Perché la memoria della Shoah non è stata solo la ricostruzione della distruzione degli ebrei d’Europa, dei lager, delle camere a gas. E nemmeno solo il tentativo di restituire nome e vita ai sommersi, ricordandone le storie. Tutto questo è stato fondamentale. Ma c’è stato di più: una grossa parte dell’Europa, almeno quella che ha dato vita all’Unione Europea, ha individuato nella Shoah una rottura ineliminabile della sua continuità storica, e l’ha assunta come monito contro il razzismo, l’antisemitismo, la soppressione delle democrazie. La giornata della Memoria è l’unica ricorrenza civile ad essere stata adottata da tutti i paesi dell’Ue, sia pur con modalità e date diverse. Non è un caso, né un fatto marginale, ma un richiamo preciso a che fenomeni come la Shoah non debbano più ripetersi, contro nessuno e non soltanto contro gli ebrei. Un impegno a far sì che non succeda mai più. Sappiamo purtroppo, a partire per l’Europa da Srebrenica, che è stato solo un monito.

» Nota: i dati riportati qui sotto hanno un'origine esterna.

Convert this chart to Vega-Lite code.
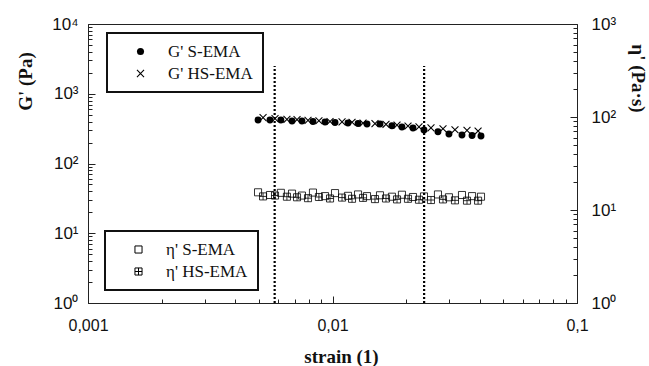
{
  "$schema": "https://vega.github.io/schema/vega-lite/v6.json",
  "width": 489,
  "height": 279,
  "autosize": {"type": "none"},
  "padding": {"left": 88, "top": 24, "right": 72, "bottom": 63},
  "background": "white",
  "config": {
    "view": {"stroke": "#222", "strokeWidth": 1},
    "axis": {
      "grid": false,
      "domainColor": "#222",
      "tickColor": "#222",
      "labelFont": "Liberation Sans",
      "labelFontSize": 16,
      "labelColor": "#111",
      "labelOverlap": false,
      "labelFlush": false,
      "labelBound": false,
      "titleFont": "Liberation Serif",
      "titleFontWeight": "bold",
      "titleFontSize": 19,
      "titleColor": "#111"
    },
    "legend": {
      "labelFont": "Liberation Serif",
      "labelFontSize": 17,
      "labelColor": "#111",
      "strokeColor": "#111",
      "strokeWidth": 2,
      "fillColor": "white",
      "padding": 10,
      "symbolOffset": 15,
      "labelOffset": 19,
      "rowPadding": 4,
      "symbolSize": 50,
      "symbolStrokeWidth": 1
    }
  },
  "datasets": {
    "G": [
      {"strain": 0.00496, "G": 421, "series": "G' S-EMA"},
      {"strain": 0.00555, "G": 421, "series": "G' S-EMA"},
      {"strain": 0.00615, "G": 421, "series": "G' S-EMA"},
      {"strain": 0.00683, "G": 407, "series": "G' S-EMA"},
      {"strain": 0.0075, "G": 407, "series": "G' S-EMA"},
      {"strain": 0.00832, "G": 400, "series": "G' S-EMA"},
      {"strain": 0.00932, "G": 393, "series": "G' S-EMA"},
      {"strain": 0.01024, "G": 388, "series": "G' S-EMA"},
      {"strain": 0.01157, "G": 381, "series": "G' S-EMA"},
      {"strain": 0.01272, "G": 375, "series": "G' S-EMA"},
      {"strain": 0.01384, "G": 368, "series": "G' S-EMA"},
      {"strain": 0.01564, "G": 368, "series": "G' S-EMA"},
      {"strain": 0.0175, "G": 348, "series": "G' S-EMA"},
      {"strain": 0.01923, "G": 334, "series": "G' S-EMA"},
      {"strain": 0.02134, "G": 323, "series": "G' S-EMA"},
      {"strain": 0.02367, "G": 302, "series": "G' S-EMA"},
      {"strain": 0.027, "G": 286, "series": "G' S-EMA"},
      {"strain": 0.02994, "G": 265, "series": "G' S-EMA"},
      {"strain": 0.03385, "G": 256, "series": "G' S-EMA"},
      {"strain": 0.03722, "G": 252, "series": "G' S-EMA"},
      {"strain": 0.04049, "G": 248, "series": "G' S-EMA"},
      {"strain": 0.0052, "G": 455, "series": "G' HS-EMA"},
      {"strain": 0.00582, "G": 440, "series": "G' HS-EMA"},
      {"strain": 0.00651, "G": 430, "series": "G' HS-EMA"},
      {"strain": 0.00716, "G": 425, "series": "G' HS-EMA"},
      {"strain": 0.00794, "G": 415, "series": "G' HS-EMA"},
      {"strain": 0.0088, "G": 410, "series": "G' HS-EMA"},
      {"strain": 0.00977, "G": 400, "series": "G' HS-EMA"},
      {"strain": 0.01094, "G": 395, "series": "G' HS-EMA"},
      {"strain": 0.01202, "G": 390, "series": "G' HS-EMA"},
      {"strain": 0.01333, "G": 380, "series": "G' HS-EMA"},
      {"strain": 0.01492, "G": 372, "series": "G' HS-EMA"},
      {"strain": 0.01655, "G": 365, "series": "G' HS-EMA"},
      {"strain": 0.01836, "G": 355, "series": "G' HS-EMA"},
      {"strain": 0.02036, "G": 345, "series": "G' HS-EMA"},
      {"strain": 0.02258, "G": 335, "series": "G' HS-EMA"},
      {"strain": 0.02528, "G": 325, "series": "G' HS-EMA"},
      {"strain": 0.02831, "G": 315, "series": "G' HS-EMA"},
      {"strain": 0.03169, "G": 305, "series": "G' HS-EMA"},
      {"strain": 0.03549, "G": 298, "series": "G' HS-EMA"},
      {"strain": 0.03939, "G": 292, "series": "G' HS-EMA"}
    ],
    "eta": [
      {"strain": 0.00496, "eta": 15.5, "series": "η' S-EMA"},
      {"strain": 0.00555, "eta": 14.5, "series": "η' S-EMA"},
      {"strain": 0.00615, "eta": 15.3, "series": "η' S-EMA"},
      {"strain": 0.00683, "eta": 15.0, "series": "η' S-EMA"},
      {"strain": 0.0075, "eta": 14.3, "series": "η' S-EMA"},
      {"strain": 0.00832, "eta": 15.4, "series": "η' S-EMA"},
      {"strain": 0.00932, "eta": 14.1, "series": "η' S-EMA"},
      {"strain": 0.01024, "eta": 15.2, "series": "η' S-EMA"},
      {"strain": 0.01157, "eta": 14.2, "series": "η' S-EMA"},
      {"strain": 0.01272, "eta": 14.7, "series": "η' S-EMA"},
      {"strain": 0.01384, "eta": 14.1, "series": "η' S-EMA"},
      {"strain": 0.01564, "eta": 14.4, "series": "η' S-EMA"},
      {"strain": 0.0175, "eta": 13.9, "series": "η' S-EMA"},
      {"strain": 0.01923, "eta": 14.6, "series": "η' S-EMA"},
      {"strain": 0.02134, "eta": 13.8, "series": "η' S-EMA"},
      {"strain": 0.02367, "eta": 14.0, "series": "η' S-EMA"},
      {"strain": 0.027, "eta": 14.7, "series": "η' S-EMA"},
      {"strain": 0.02994, "eta": 13.7, "series": "η' S-EMA"},
      {"strain": 0.03385, "eta": 14.5, "series": "η' S-EMA"},
      {"strain": 0.03722, "eta": 14.1, "series": "η' S-EMA"},
      {"strain": 0.04049, "eta": 13.9, "series": "η' S-EMA"},
      {"strain": 0.0052, "eta": 14.0, "series": "η' HS-EMA"},
      {"strain": 0.00582, "eta": 14.3, "series": "η' HS-EMA"},
      {"strain": 0.00651, "eta": 13.9, "series": "η' HS-EMA"},
      {"strain": 0.00716, "eta": 13.7, "series": "η' HS-EMA"},
      {"strain": 0.00794, "eta": 13.4, "series": "η' HS-EMA"},
      {"strain": 0.0088, "eta": 13.8, "series": "η' HS-EMA"},
      {"strain": 0.00977, "eta": 13.3, "series": "η' HS-EMA"},
      {"strain": 0.01094, "eta": 13.6, "series": "η' HS-EMA"},
      {"strain": 0.01202, "eta": 13.2, "series": "η' HS-EMA"},
      {"strain": 0.01333, "eta": 13.5, "series": "η' HS-EMA"},
      {"strain": 0.01492, "eta": 13.1, "series": "η' HS-EMA"},
      {"strain": 0.01655, "eta": 13.3, "series": "η' HS-EMA"},
      {"strain": 0.01836, "eta": 13.0, "series": "η' HS-EMA"},
      {"strain": 0.02036, "eta": 13.2, "series": "η' HS-EMA"},
      {"strain": 0.02258, "eta": 12.9, "series": "η' HS-EMA"},
      {"strain": 0.02528, "eta": 12.8, "series": "η' HS-EMA"},
      {"strain": 0.02831, "eta": 13.0, "series": "η' HS-EMA"},
      {"strain": 0.03169, "eta": 12.7, "series": "η' HS-EMA"},
      {"strain": 0.03549, "eta": 12.6, "series": "η' HS-EMA"},
      {"strain": 0.03939, "eta": 12.6, "series": "η' HS-EMA"}
    ],
    "lines": [
      {"strain": 0.0058, "lo": 1, "hi": 2500},
      {"strain": 0.0237, "lo": 1, "hi": 2500}
    ]
  },
  "layer": [
    {
      "data": {"name": "G"},
      "mark": {"type": "point", "filled": true, "fill": "black", "strokeWidth": 0, "opacity": 1, "size": 48},
      "encoding": {
        "x": {
          "field": "strain", "type": "quantitative",
          "scale": {"type": "log", "domain": [0.001, 0.1]},
          "axis": {
            "orient": "bottom",
            "title": "strain (1)",
            "values": [0.001, 0.002, 0.003, 0.004, 0.005, 0.006, 0.007, 0.008, 0.009, 0.01, 0.02, 0.03, 0.04, 0.05, 0.06, 0.07, 0.08, 0.09, 0.1],
            "labelExpr": "abs(log(datum.value)/LN10 - round(log(datum.value)/LN10)) < 0.001 ? replace(toString(datum.value), '.', ',') : ''",
            "tickSize": {"condition": {"test": "abs(log(datum.value)/LN10 - round(log(datum.value)/LN10)) < 0.001", "value": -7}, "value": -4},
            "labelPadding": 21,
            "titleX": 253,
            "titleY": 53,
            "titleBaseline": "middle"
          }
        },
        "y": {
          "field": "G", "type": "quantitative",
          "scale": {"type": "log", "domain": [1, 10000]},
          "axis": {
            "orient": "left",
            "title": "G' (Pa)",
            "values": [1, 2, 3, 4, 5, 6, 7, 8, 9, 10, 20, 30, 40, 50, 60, 70, 80, 90, 100, 200, 300, 400, 500, 600, 700, 800, 900, 1000, 2000, 3000, 4000, 5000, 6000, 7000, 8000, 9000, 10000],
            "labelExpr": "abs(log(datum.value)/LN10 - round(log(datum.value)/LN10)) < 0.001 ? '10' + ['⁰','¹','²','³','⁴'][round(log(datum.value)/LN10)] : ''",
            "tickSize": {"condition": {"test": "abs(log(datum.value)/LN10 - round(log(datum.value)/LN10)) < 0.001", "value": -7}, "value": -4},
            "labelPadding": 17,
            "labelFontSize": 17,
            "titleAngle": 270,
            "titleAlign": "center",
            "titleX": -63,
            "titleY": 57,
            "titleBaseline": "middle"
          }
        },
        "shape": {
          "field": "series", "type": "nominal",
          "scale": {"domain": ["G' S-EMA", "G' HS-EMA"], "range": ["circle", "M-1.11,-0.89L0.89,1.11L1.11,0.89L-0.89,-1.11ZM-0.89,1.11L1.11,-0.89L0.89,-1.11L-1.11,0.89Z"]},
          "legend": {
            "title": null, "orient": "none", "legendX": 19, "legendY": 9,
            "symbolFillColor": "black", "symbolStrokeColor": "transparent"
          }
        }
      }
    },
    {
      "data": {"name": "lines"},
      "mark": {"type": "rule", "color": "black", "strokeWidth": 2.2, "strokeDash": [2, 2]},
      "encoding": {
        "x": {"field": "strain", "type": "quantitative", "scale": {"type": "log", "domain": [0.001, 0.1]}},
        "y": {"field": "lo", "type": "quantitative", "scale": {"type": "log", "domain": [1, 10000]}, "axis": null},
        "y2": {"field": "hi"}
      }
    },
    {
      "data": {"name": "eta"},
      "mark": {"type": "point", "filled": false, "stroke": "black", "strokeWidth": 0.8, "opacity": 1, "size": 50},
      "encoding": {
        "x": {"field": "strain", "type": "quantitative", "scale": {"type": "log", "domain": [0.001, 0.1]}},
        "y": {
          "field": "eta", "type": "quantitative",
          "scale": {"type": "log", "domain": [1, 1000]},
          "axis": {
            "orient": "right",
            "title": "η' (Pa·s)",
            "values": [1, 2, 3, 4, 5, 6, 7, 8, 9, 10, 20, 30, 40, 50, 60, 70, 80, 90, 100, 200, 300, 400, 500, 600, 700, 800, 900, 1000],
            "labelExpr": "abs(log(datum.value)/LN10 - round(log(datum.value)/LN10)) < 0.001 ? '10' + ['⁰','¹','²','³','⁴'][round(log(datum.value)/LN10)] : ''",
            "tickSize": {"condition": {"test": "abs(log(datum.value)/LN10 - round(log(datum.value)/LN10)) < 0.001", "value": -7}, "value": -4},
            "labelPadding": 21,
            "labelFontSize": 17,
            "titleAngle": 90,
            "titleAlign": "center",
            "titleX": 60,
            "titleY": 54,
            "titleBaseline": "middle"
          }
        },
        "shape": {
          "field": "series", "type": "nominal",
          "scale": {"domain": ["η' S-EMA", "η' HS-EMA"], "range": ["M-1,-1H1V1H-1Z", "M-1,-1H1V1H-1ZM-1,0H1M0,-1V1"]},
          "legend": {"title": null, "orient": "none", "legendX": 17, "legendY": 207, "symbolFillColor": "transparent", "symbolStrokeColor": "black"}
        }
      }
    }
  ],
  "resolve": {"scale": {"y": "independent", "shape": "independent"}, "legend": {"shape": "independent"}}
}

Ma questo vuol però dire che la memoria della Shoah, costruendosi a fatica nei decenni, a partire da quel dopoguerra in cui ancora non si distingueva dagli orrori della guerra, ha assunto un valore universale deciso. Tanto universale da aver fatto perfino in qualche momento temere al mondo ebraico di essere espropriato della sua storia, ma che ha reso la memoria della Shoah essenziale per tutti indistintamente gli esseri umani.
Il mondo in cui viviamo oggi, con i sovranismi, il razzismo, e soprattutto la terribile guerra di aggressione della Russia all’Ucraina, è un contesto che non può che favorire la scomparsa di questo importante valore della memoria della Shoah. Non improbabili leggi contro la memoria, non le menzogne negazioniste, ma lo svuotamento del suo significato di monito universale, la sua riduzione a un evento tragico ma lontano, e tale per di più da riguardare solo gli ebrei, da mettere in gioco solo l’antisemitismo ma non ogni razzismo. Se ne vedono i prodromi e sarebbe un altro modo, forse il più carico di conseguenze, di assassinare la memoria.

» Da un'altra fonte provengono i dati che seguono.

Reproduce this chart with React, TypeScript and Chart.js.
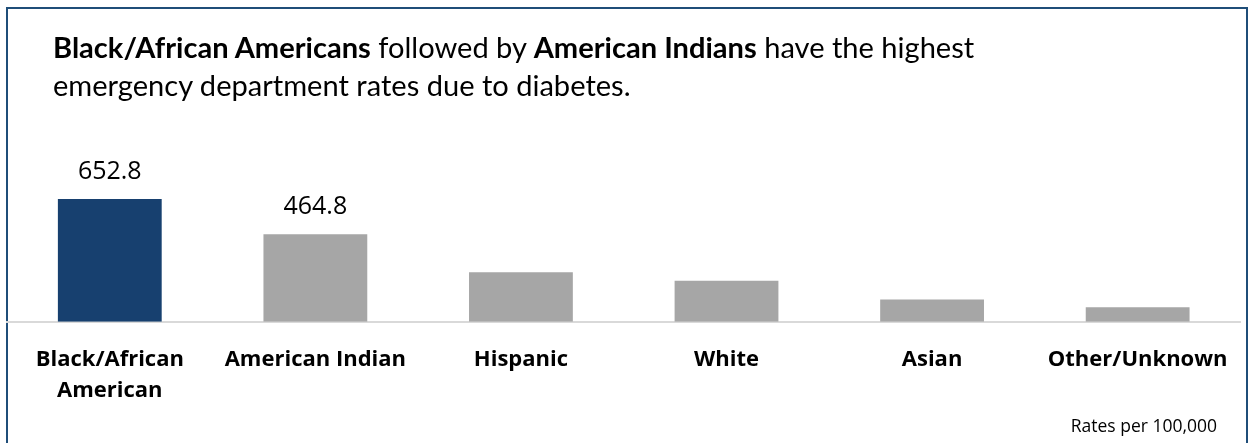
import React, { useEffect, useMemo, useRef } from "react";
import { Chart, registerables } from "chart.js";

Chart.register(...registerables);

const categories: (string | string[])[] = [
  ["Black/African", "American"],
  "American Indian",
  "Hispanic",
  "White",
  "Asian",
  "Other/Unknown",
];
const rates: number[] = [652.8, 464.8, 263, 217, 118, 77];
const valueLabels: string[] = ["652.8", "464.8", "", "", "", ""];
const barColors: string[] = ["#17406F", "#A6A6A6", "#A6A6A6", "#A6A6A6", "#A6A6A6", "#A6A6A6"];
const yMax = 700;
const footNote = "Rates per 100,000";
const titleLine1: [string, boolean][] = [
  ["Black/African Americans", true],
  [" followed by ", false],
  ["American Indians", true],
  [" have the highest", false],
];
const titleLine2 = "emergency department rates due to diabetes.";

const FONT = "'Open Sans', 'Noto Sans', sans-serif";
const TITLE_FONT = "Lato, 'Open Sans', sans-serif";

function measureTitleSize(): number {
  try {
    const c = document.createElement("canvas");
    const ctx = c.getContext("2d");
    if (!ctx) return 27;
    let w1 = 0;
    for (const [t, b] of titleLine1) {
      ctx.font = `${b ? "bold " : ""}100px ${TITLE_FONT}`;
      w1 += ctx.measureText(t).width;
    }
    ctx.font = `100px ${TITLE_FONT}`;
    const w2 = ctx.measureText(titleLine2).width;
    const s1 = (100 * 902) / w1;
    const s2 = (100 * 592) / w2;
    return (s1 + s2) / 2;
  } catch (e) {
    return 27;
  }
}

const valueLabelPlugin = {
  id: "valueLabels",
  afterDatasetsDraw(chart: any) {
    const ctx = chart.ctx;
    const meta = chart.getDatasetMeta(0);
    ctx.save();
    ctx.font = `25px ${FONT}`;
    ctx.fillStyle = "#000";
    ctx.textAlign = "center";
    ctx.textBaseline = "middle";
    meta.data.forEach((bar: any, i: number) => {
      const t = valueLabels[i];
      if (t) ctx.fillText(t, bar.x, bar.y - 27);
    });
    ctx.restore();
  },
};

const footNotePlugin = {
  id: "footNote",
  afterDraw(chart: any) {
    const ctx = chart.ctx;
    ctx.save();
    ctx.font = `17.5px ${FONT}`;
    ctx.fillStyle = "#000";
    ctx.textAlign = "right";
    ctx.textBaseline = "middle";
    ctx.fillText(footNote, 1217, 427);
    ctx.restore();
  },
};

export default function App() {
  const ref = useRef<HTMLCanvasElement | null>(null);
  const titleSize = useMemo(() => measureTitleSize(), []);

  useEffect(() => {
    document.body.style.margin = "0";
    if (!ref.current) return;
    const chart = new Chart(ref.current, {
      type: "bar",
      data: {
        labels: categories,
        datasets: [
          {
            data: rates,
            backgroundColor: barColors,
            barPercentage: 0.505,
            categoryPercentage: 1,
          },
        ],
      },
      options: {
        animation: false,
        responsive: false,
        maintainAspectRatio: false,
        layout: { padding: { left: 7, right: 6, top: 190, bottom: 14 } },
        plugins: {
          legend: { display: false },
          tooltip: { enabled: false },
          title: { display: false },
        },
        scales: {
          x: {
            grid: { display: false, drawTicks: false },
            border: { display: true, color: "#D9D9D9", width: 2 },
            ticks: {
              color: "#000",
              padding: 22,
              maxRotation: 0,
              autoSkip: false,
              font: { family: FONT, size: 22, weight: "bold", lineHeight: 1.44 },
            },
          },
          y: {
            display: false,
            min: 0,
            max: yMax,
          },
        },
      },
      plugins: [valueLabelPlugin, footNotePlugin],
    });
    return () => chart.destroy();
  }, []);

  const lineH = 38.5;
  const titleTop = 57.5 - (lineH / 2 + titleSize * 0.36);

  return (
    <div style={{ position: "relative", width: 1250, height: 443, background: "#fff", overflow: "hidden" }}>
      <div
        style={{
          position: "absolute",
          left: 6,
          top: 7,
          width: 1242,
          height: 460,
          borderLeft: "2px solid #1F4E79",
          borderTop: "2px solid #1F4E79",
          borderRight: "2px solid #1F4E79",
          boxSizing: "border-box",
        }}
      />
      <canvas ref={ref} width={1250} height={443} style={{ position: "absolute", left: 0, top: 0 }} />
      <div
        style={{
          position: "absolute",
          left: 53,
          top: titleTop,
          fontFamily: TITLE_FONT,
          fontSize: titleSize,
          lineHeight: `${lineH}px`,
          color: "#000",
          whiteSpace: "nowrap",
        }}
      >
        {titleLine1.map(([t, b], i) =>
          b ? <b key={i}>{t}</b> : <span key={i}>{t}</span>
        )}
        <br />
        {titleLine2}
      </div>
    </div>
  );
}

È qui che la sinistra dovrebbe intervenire facendo sua questa battaglia, certo non l’unica né forse la più importante, ma comunque significativa e vitale. Perché riallacciarsi ai valori su cui si è costruita la memoria dell’evento più estremo del secolo scorso, la Shoah, vuol dire implicitamente respingere l’immagine del mondo che ci viene oggi, in troppa parte d’Europa, proposta da queste destre. Quella tanto ben sintetizzata nel motto “Dio, patria e famiglia”.